Толстой начал успешно печатать прозу задолго до войны, в 1909 году, но статус крупного писателя он получил уже в эмиграции: «Детство Никиты», частично опубликованное в парижском журнале в 1920, а книгой – в 1922 году в Берлине, «Хождение по мукам» (1920–1921) и «Аэлита» (1922) были, возможно, теми тремя книгами, которые имел в виду автор «Подвига». Толстой выпустил их в Берлине в издательстве «Русское творчество», которое сам и возглавлял.
Итак, в «Подвиге» Бубнов пишет четвертую книгу, исторический роман – о древнерусском дьяке, попавшем в европейское культурное пространство. Это, конечно, тема «Петра Первого». Выдумка Набокова замечательно схватывает секрет очарования толстовской исторической прозы – сплав современнейшего русского языка с аппетитно стилизованным старинным. На мой взгляд, в виньетке Набокова отразился еще один русский исторический роман – правда, недописанный. Это роман о Петре, начатый Львом Толстым, где действия царя-реформатора должны были восприниматься глазами героя – человека из народа, служащего матросом на одном из первых кораблей, построенных Петром. Корабль у Набокова – также и широкая аллюзия на петровскую тему в русской классике.
Что значил «Петр» для Алексея Толстого? После пяти лет глубочайшего художественного упадка писатель (а ему уже под пятьдесят) вдруг как бы сам за волосы вытаскивает себя из трясины и возвращается к настоящему творчеству. Автора поздравил даже Бунин.
Набоковед и ученик Набокова Алфред Аппель взял у него интервью, где тот вспоминает, как с девочками Зиверт сидел когда-то в берлинском кафе, спиной к Толстому и Андрею Белому. Оба они в то время настроены были уже просоветски и собирались возвращаться в Россию. Набоков не стал общаться с ними. Он подчеркнул в интервью, что не заговорил с Белым, ощущая себя как настоящий «белый», для которого немыслимо было иметь дело с большевизаном[408]. Несомненно, это же соображение касалось и Толстого.

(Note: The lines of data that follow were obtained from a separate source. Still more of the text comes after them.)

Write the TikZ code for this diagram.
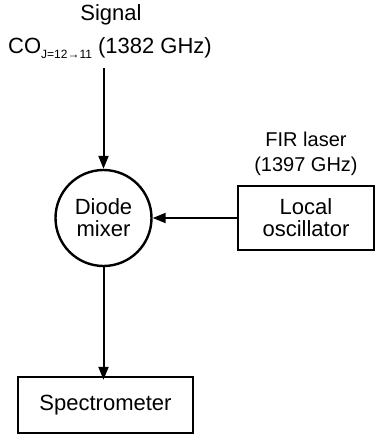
\documentclass[tikz,border=0pt]{standalone}
\usepackage{fontspec}
\setmainfont{Liberation Sans}
\usetikzlibrary{arrows.meta}
\begin{document}
\begin{tikzpicture}[x=1pt,y=-1pt,
  lw/.style={line width=2.4pt},
  conn/.style={line width=2pt,-{Triangle[length=13pt,width=10pt]}},
  lbl/.style={font=\fontsize{22}{25}\selectfont,align=center},
  small/.style={font=\fontsize{20}{22}\selectfont,align=center}]
\useasboundingbox (0,0) rectangle (376,434);
\node[lbl,inner sep=0] (sig) at (111,15) {Signal};
\node[lbl,inner sep=0,anchor=base] (co) at (110,53) {CO\raisebox{-5pt}{\fontsize{12}{12}\selectfont J=12→11} (1382 GHz)};
\coordinate (s0) at (103.5,68);
\node[lbl,draw,lw,circle,minimum size=96pt,inner sep=0] (mix) at (103.5,218) {Diode\\[-3pt]mixer};
\node[lbl,draw,lw,minimum width=136pt,minimum height=64pt,inner sep=0] (lo) at (306,218) {Local\\[-3pt]oscillator};
\node[small,inner sep=0] (fir) at (306,139) {FIR laser};
\node[small,inner sep=0] (ghz) at (306,166) {(1397 GHz)};
\node[lbl,draw,lw,minimum width=175pt,minimum height=56pt,inner sep=0] (spec) at (105.5,405) {Spectrometer};
\coordinate (bt) at ([yshift=-4pt]spec.north -| mix.south);
\draw[conn] (s0) -- (mix.north);
\draw[conn] (lo.west) -- (mix.east);
\draw[conn] (mix.south) -- (bt);
\end{tikzpicture}
\end{document}
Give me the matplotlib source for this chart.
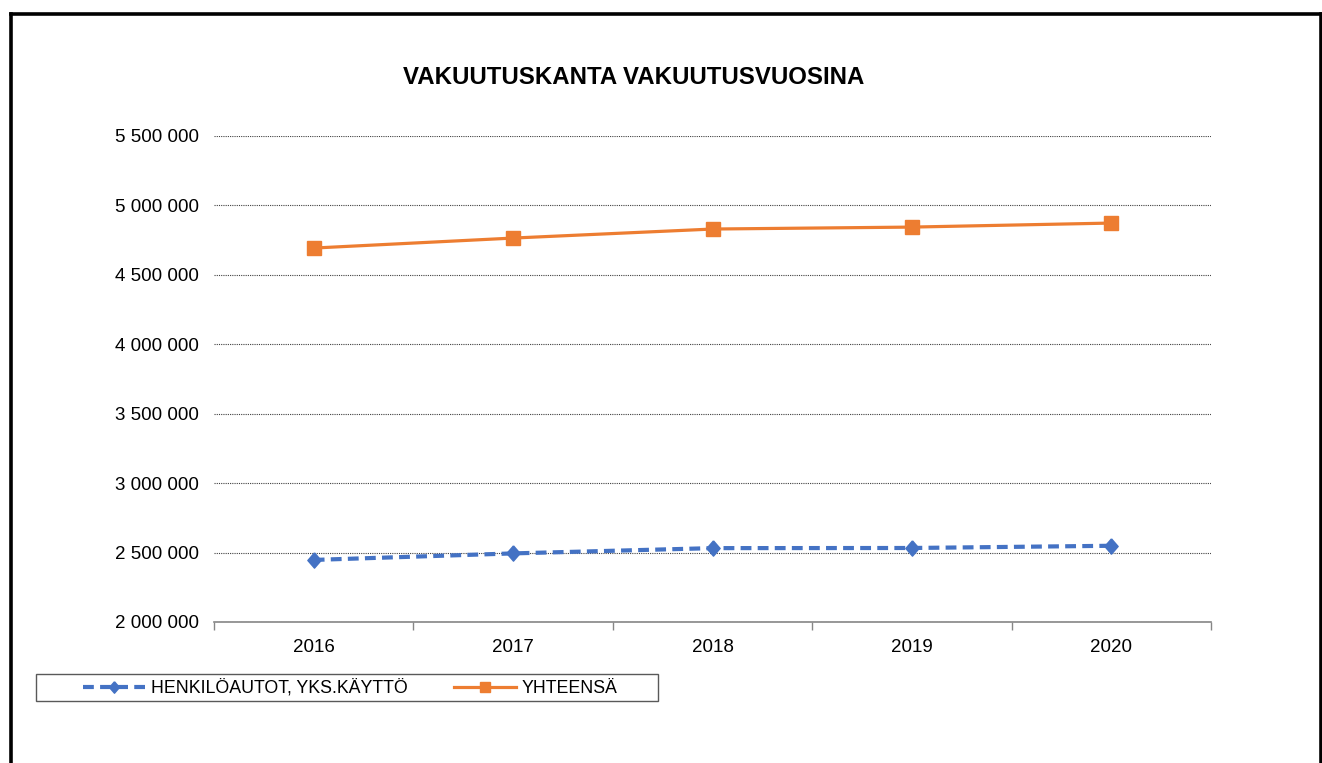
import matplotlib.pyplot as plt
from matplotlib.lines import Line2D
from matplotlib.patches import Rectangle
from matplotlib.ticker import FuncFormatter

plt.rcParams['font.family'] = ['Liberation Sans', 'DejaVu Sans']

# data
years = ['2016', '2017', '2018', '2019', '2020']
henkiloautot = [2447000, 2494000, 2532000, 2533000, 2549000]
yhteensa = [4693000, 4765000, 4830000, 4844000, 4873000]
y_ticks = [2000000, 2500000, 3000000, 3500000, 4000000, 4500000, 5000000, 5500000]

blue = '#4472C4'
orange = '#ED7D31'

diamond = [(0, 1), (0.87, 0), (0, -1), (-0.87, 0), (0, 1)]

fig = plt.figure(figsize=(13.22, 7.63), dpi=100)
ax = fig.add_axes([214 / 1322, 1 - 622 / 763, (1211 - 214) / 1322, (622 - 136) / 763])

x = list(range(len(years)))
ax.plot(x, henkiloautot, color=blue, lw=3, dashes=(2.6, 1.5), marker=diamond,
        markersize=11, label='HENKILÖAUTOT, YKS.KÄYTTÖ', zorder=3)
ax.plot(x, yhteensa, color=orange, lw=2.3, marker='s',
        markersize=10.5, label='YHTEENSÄ', zorder=3)

ax.set_xlim(-0.5, 4.5)
ax.set_ylim(2000000, 5500000)
ax.set_yticks(y_ticks)
ax.yaxis.set_major_formatter(FuncFormatter(lambda v, p: f'{int(v):,}'.replace(',', ' ')))
ax.set_xticks(x)
ax.set_xticklabels(years)
ax.set_xticks([i - 0.5 for i in range(len(years) + 1)], minor=True)
ax.tick_params(axis='x', which='major', length=0, pad=12, labelsize=13.5)
ax.tick_params(axis='x', which='minor', length=6, color='#868686', width=1)
ax.tick_params(axis='y', length=0, pad=11, labelsize=13.5)

ax.grid(axis='y', color='#404040', lw=0.8, linestyle=(0, (1, 1)))
ax.set_axisbelow(True)
for s in ['left', 'right', 'top']:
    ax.spines[s].set_visible(False)
ax.spines['bottom'].set_color('#868686')
ax.spines['bottom'].set_linewidth(1.2)
ax.spines['bottom'].set_zorder(4)

fig.text(634 / 1322, 1 - 77 / 763, 'VAKUUTUSKANTA VAKUUTUSVUOSINA',
         ha='center', va='center', fontsize=17.3, fontweight='bold')

# legend box
fig.add_artist(Rectangle((36 / 1322, 1 - 701 / 763), 622 / 1322, 27 / 763,
                         transform=fig.transFigure, facecolor='white',
                         edgecolor='#595959', lw=1))
fig.legend(loc='center', ncol=2, bbox_to_anchor=(350 / 1322, 1 - 688 / 763),
           fontsize=12.8, frameon=False, handlelength=3.5, handletextpad=0.3,
           columnspacing=2.6, markerscale=0.75, borderpad=0)

# outer black frame (bottom edge falls outside the picture)
for xs, ys in [([10.5, 10.5], [763, 13.5]), ([10.5, 1320.5], [13.5, 13.5]), ([1320.5, 1320.5], [13.5, 763])]:
    fig.add_artist(Line2D([v / 1322 for v in xs], [1 - v / 763 for v in ys],
                          color='black', lw=2.6, transform=fig.transFigure))

fig.savefig('out.png', dpi=100, facecolor='white')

Но в том же интервью есть и такое признание:
I was acquainted with Tolstoy but of course ignored him. He was a writer of some talent and has two or three science fiction stories or novels which are memorable. But I wouldn’t care to categorize writers, the only category being originality and talent. After all, if we start sticking group labels, we’ll have to put The Tempest in the SF category, and, of course, thousands of other valuable works[409].
Возможно, что-то мешало Набокову осудить Толстого. Это могла быть память о семейной дружбе, о поддержке старшим писателем его первых литературных шагов. И уважение к его таланту, восстановленное, по нашему предположению, после политических скандалов и писательских неудач конца 1920-х.
Есть работы Максима Шраера – прежде всего, недавняя книга «Бунин и Набоков. История соперничества» (М., 2014), – связывающие становление Набокова-прозаика с его ученичеством у Бунина, которое сменилось потом соперничеством. Но, несомненно, стоит задаться и вопросом о возможном ученичестве юного автора также у Алексея Толстого.
Надо помнить, что на 1922–1923 год тот воплощал в себе тип писателя, идущего в ногу со временем, – писателя, который демонстративно противопоставлял себя ностальгирующей интеллигенции. Вопреки многим, кто увидел в «Хождении по мукам» лишь психологический роман старого образца, Ветлугин отмечал его сюжетную интенсивность и насыщенность[410], – вспомним, что еще во время войны Толстой сочинял остросюжетные новеллы, например «Под водой» или «Незнакомка». Но «Хождение по мукам», написанное на новом, военном материале, прекрасно известном Толстому по фронтовым впечатлениям, в чем-то следовало и символистским романам 1914–1915 годов, например в отчетливо оккультной сюжетной подоплеке, игре с символистскими претекстами, символических снах. Остросюжетный научно-фантастический роман «Аэлита» Толстого одновременно оказался и образцовым символистским романом – как об этом написала Нина Петровская. Не зря Набоков относит Толстого именно к научной фантастике. Путь, проложенный Толстым, – путь к остросюжетному, фантастическому или оккультному повествованию с постсимволистской мифопоэтической техникой, путь, альтернативный бунинскому, возможно, привлекал Набокова своей дерзкой современностью.